The vaccines are for P. falciparum because this bug can kill you within 48 hours of the onset of symptoms. That generally only happens maybe 1 out of 100 times though.
Also P. flaciparum is the only malaria parasite that can be grown in the lab. This makes it easier to manipulate for manufacturing a vaccine.
Re:Okay, I read TFA, what I want to know is (Score:3, Informative)
Had a resistant form of Malaria once. It sucked balls because treatment would only work for a few days and then the symptoms would come back... harder. Took some stronger medicine and was fine.
Malaria is not a big deal for healthy adults who can sense the symptoms. It is a HUGE deal for children who can not always understand the way they feel, or the elderly who have weak immune systems.
Two better articles: Nature and ScienceDaily (Score:5, Informative)
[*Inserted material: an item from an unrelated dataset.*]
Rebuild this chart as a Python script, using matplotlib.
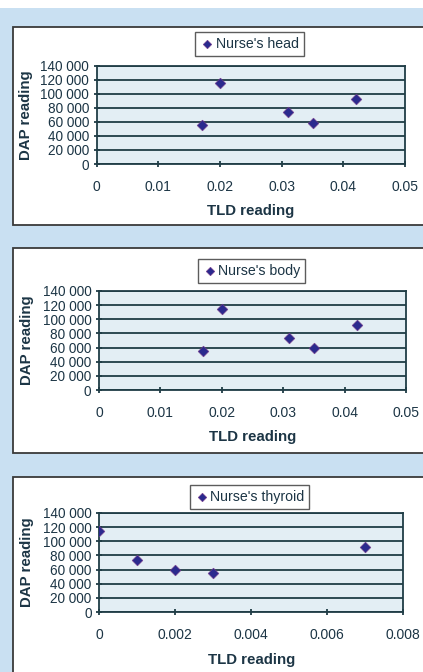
import matplotlib
matplotlib.use("Agg")
import matplotlib.pyplot as plt
from matplotlib.patches import Rectangle
from matplotlib.ticker import FuncFormatter, MultipleLocator

plt.rcParams['font.family'] = ['Liberation Sans', 'DejaVu Sans']

# ---- data ----
head_tld = [0.017, 0.020, 0.031, 0.035, 0.042]
head_dap = [55000, 115000, 74000, 59000, 92000]
body_tld = [0.017, 0.020, 0.031, 0.035, 0.042]
body_dap = [55000, 115000, 74000, 59000, 92000]
thyroid_tld = [0.000, 0.001, 0.002, 0.003, 0.007]
thyroid_dap = [115000, 74000, 59000, 55000, 92000]
series_names = ["Nurse's head", "Nurse's body", "Nurse's thyroid"]
xlabel = "TLD reading"
ylabel = "DAP reading"

W, H = 423, 672
fig = plt.figure(figsize=(W / 100, H / 100), dpi=100)
fig.patch.set_facecolor('white')

BG = '#c9e0f2'
TXT = '#1c3545'
LINE = '#203d46'
MARK = '#2b2a8e'

def fy(p):
    return 1 - p / H

# blue background below white top strip
fig.add_artist(Rectangle((0, 0), 1, fy(8), transform=fig.transFigure,
                         facecolor=BG, edgecolor='none', zorder=0))

panels = [(27, 225), (248, 453), (477, 690)]
for top, bot in panels:
    fig.add_artist(Rectangle((13 / W, fy(bot)), 1.2, fy(top) - fy(bot),
                             transform=fig.transFigure, facecolor='white',
                             edgecolor='#3a3a3a', linewidth=1.3, zorder=1))

axes_px = [(96.7, 405, 65.7, 164), (99, 406, 291, 390), (99.3, 403, 513, 612)]
legend_px = [(249.7, 56), (251.5, 283), (249.5, 509)]
xlabel_top = [204, 430, 653]
ylabel_right = [33, 34, 34]
xs = [head_tld, body_tld, thyroid_tld]
ys = [head_dap, body_dap, thyroid_dap]
xmaxes = [0.05, 0.05, 0.008]
xsteps = [0.01, 0.01, 0.002]

def yfmt(v, pos):
    v = int(round(v))
    if v == 0:
        return '0'
    return f"{v:,}".replace(',', ' ')

for i in range(3):
    l, r, t, b = axes_px[i]
    ax = fig.add_axes([l / W, fy(b), (r - l) / W, fy(t) - fy(b)])
    ax.set_zorder(2)
    ax.set_facecolor('#e3eef4')
    ax.scatter(xs[i], ys[i], marker='D', s=30, color=MARK,
               edgecolors='#7a3a8a', linewidths=0.4, zorder=3,
               label=series_names[i])
    ax.set_xlim(0, xmaxes[i])
    ax.set_ylim(0, 140000)
    ax.xaxis.set_major_locator(MultipleLocator(xsteps[i]))
    ax.yaxis.set_major_locator(MultipleLocator(20000))
    ax.yaxis.set_major_formatter(FuncFormatter(yfmt))
    if xsteps[i] == 0.01:
        ax.xaxis.set_major_formatter(FuncFormatter(lambda v, p: '0' if abs(v) < 1e-12 else f"{v:.2f}"))
    else:
        ax.xaxis.set_major_formatter(FuncFormatter(lambda v, p: '0' if abs(v) < 1e-12 else f"{v:.3f}"))
    ax.grid(axis='y', color=LINE, linewidth=1.3)
    ax.set_axisbelow(True)
    for s in ax.spines.values():
        s.set_color(LINE)
        s.set_linewidth(1.3)
    ax.tick_params(axis='both', direction='inout', length=5, width=1.3,
                   color=LINE, labelcolor=TXT)
    ax.tick_params(axis='x', pad=9, labelsize=10)
    ax.tick_params(axis='y', pad=3, labelsize=9.8)
    ax.set_xlabel(xlabel, fontsize=10.8, fontweight='bold', color=TXT)
    ax.set_ylabel(ylabel, fontsize=10.8, fontweight='bold', color=TXT)
    ax.xaxis.set_label_coords((l + r) / 2 / W, fy(xlabel_top[i]), transform=fig.transFigure)
    ax.yaxis.set_label_coords(ylabel_right[i] / W, fy((t + b) / 2), transform=fig.transFigure)
    cx, by = legend_px[i]
    leg = ax.legend(loc='lower center', bbox_to_anchor=(cx / W, fy(by)),
                    bbox_transform=fig.transFigure, fontsize=10.2,
                    frameon=True, fancybox=False, handletextpad=0.1,
                    borderpad=0.35, handlelength=1.0, markerscale=0.8,
                    borderaxespad=0)
    leg.get_frame().set_edgecolor('#333333')
    leg.get_frame().set_linewidth(1.0)
    for txt in leg.get_texts():
        txt.set_color(TXT)

fig.savefig('out.png', dpi=100)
These are better articles:
Mosquitoes against malaria? [nature.com]. Quote: 'In what AP [google.com] describe as a "daring experiment" with "astounding" results, researchers found that ten people subjected to mosquito bites three times over three months whilst taking the drug chloroquine gained apparent immunity against malarial mosquito bites a month later.'
Effective Vaccine For Malaria Possible, Study Shows [sciencedaily.com]. Quote: "This unique method of immunization allowed the human immune system to direct its response to eliminating the P. falciparum parasite at the earlier, liver stage of its life cycle. (Chloroquine kills the parasite at the later blood stage.)"
Re:Biology imitates computer science? (Score:4, Informative)
You take the anti-malaria drugs for a few months while getting bitten by mosquitos with real malaria. After a few months, you stop taking the drugs, because your body has used that time to develop an immunity to the parasites. From that point on, you are immune to malaria for the rest of your life, with no further drug costs.